Most low-fat products have to be highly processed for the fat to be removed without negatively affecting the taste or texture.
• Multigrain crackers are better than crackers made from white flour. Wrong (in most cases)!
"Multigrain" is a misleading buzzword because unless those grains are actually "whole grain," the product is really no better than those made from refined grains (such as white flour). It simply means the product contains more than one type of grain.
• It's "natural" so it must be a good choice. Wrong!
If a product is natural, it simply means it wasn't made from any artificial ingredients, which is certainly desirable, but don't forget that white flour, sugar, and even high-fructose corn syrup are all derived from "natural" ingredients and they are also all highly refined.
• Organic packaged food is better than conventional. OK, mostly true.
The problem is though that since the product is organic, people sometimes just assume it's also good for you. But there's an awful lot "organic junk food" out there that's still highly processed (like organic cookies, organic ice cream sandwiches and organic candy), so no matter what the package says you still have to read -- and scrutinize -- the ingredient label.
• High-fructose corn syrup (HFCS) is much worse for you than sugar. Wrong! HFCS has not been proven to be worse for you than sugar. It's just a "reliable marker for a food product that has been highly processed."
• The bread that's being made in the grocery store bakery is "fresh." Wrong (in most cases)!
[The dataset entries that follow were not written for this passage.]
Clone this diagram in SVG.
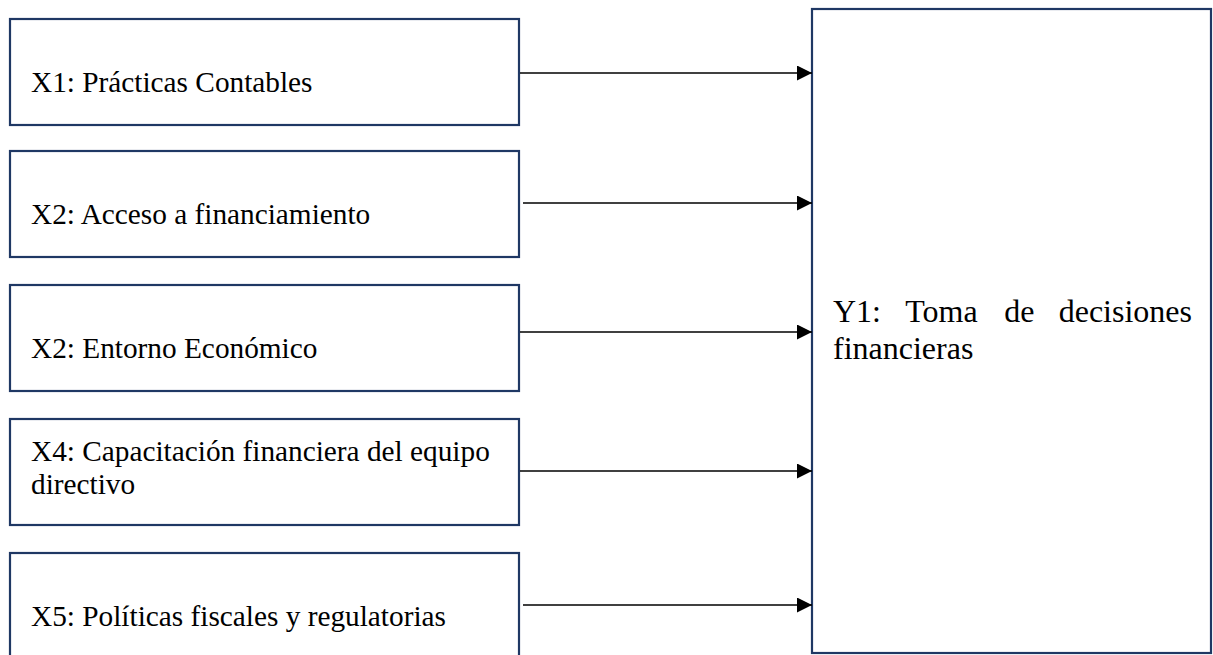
<svg xmlns="http://www.w3.org/2000/svg" width="1213" height="655" viewBox="0 0 1213 655">
  <style>
    .box { fill: #ffffff; stroke: #1F3864; stroke-width: 2.2; }
    .lbl { font-family: "Liberation Serif", "Times New Roman", serif; font-size: 29.3px; fill: #000000; }
    .big { font-family: "Liberation Serif", "Times New Roman", serif; font-size: 32px; fill: #000000; }
    .conn { stroke: #000000; stroke-width: 1.6; fill: none; }
  </style>
  <defs>
    <marker id="arrow" markerUnits="userSpaceOnUse" markerWidth="16" markerHeight="16" refX="15" refY="7.5" orient="auto">
      <path d="M0,0 L15,7.5 L0,15 Z" fill="#000000"/>
    </marker>
  </defs>
  <rect width="1213" height="655" fill="#ffffff"/>

  <g id="x1">
    <rect class="box" x="10" y="19" width="509" height="106"/>
    <text class="lbl" x="31" y="92">X1: Prácticas Contables</text>
  </g>
  <g id="x2">
    <rect class="box" x="10" y="151" width="509" height="106"/>
    <text class="lbl" x="31" y="224">X2: Acceso a financiamiento</text>
  </g>
  <g id="x3">
    <rect class="box" x="10" y="285" width="509" height="106"/>
    <text class="lbl" x="31" y="358">X2: Entorno Económico</text>
  </g>
  <g id="x4">
    <rect class="box" x="10" y="419" width="509" height="106"/>
    <text class="lbl" x="31" y="461">X4: Capacitación financiera del equipo</text>
    <text class="lbl" x="31" y="494">directivo</text>
  </g>
  <g id="x5">
    <rect class="box" x="10" y="553" width="509" height="108"/>
    <text class="lbl" x="31" y="626">X5: Políticas fiscales y regulatorias</text>
  </g>
  <g id="y1">
    <rect class="box" x="812" y="9" width="399" height="644"/>
    <text class="big" y="322"><tspan x="833">Y1:</tspan><tspan x="905.3">Toma</tspan><tspan x="1004.3">de</tspan><tspan x="1192" text-anchor="end">decisiones</tspan></text>
    <text class="big" x="833" y="359">financieras</text>
  </g>

  <g id="connectors">
    <line class="conn" x1="520" y1="73" x2="812" y2="73" marker-end="url(#arrow)"/>
    <line class="conn" x1="523" y1="203" x2="812" y2="203" marker-end="url(#arrow)"/>
    <line class="conn" x1="520" y1="332" x2="812" y2="332" marker-end="url(#arrow)"/>
    <line class="conn" x1="520" y1="471" x2="812" y2="471" marker-end="url(#arrow)"/>
    <line class="conn" x1="523" y1="605" x2="812" y2="605" marker-end="url(#arrow)"/>
  </g>
</svg>
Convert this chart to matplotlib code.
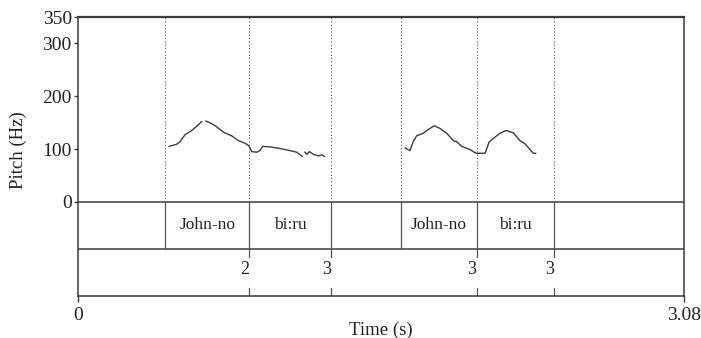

While it's true that many supermarkets are baking bread in the store, often they didn't make the dough themselves from scratch, which means it's full of preservatives and other unnecessary additives like dough conditioners.
• Margarine substitutes are better than butter. Wrong!
As Michael Pollan says in his book "Food Rules," "Avoid foods that are pretending to be something they are not" because it's best to just stick with the "real" thing as opposed to an imitation.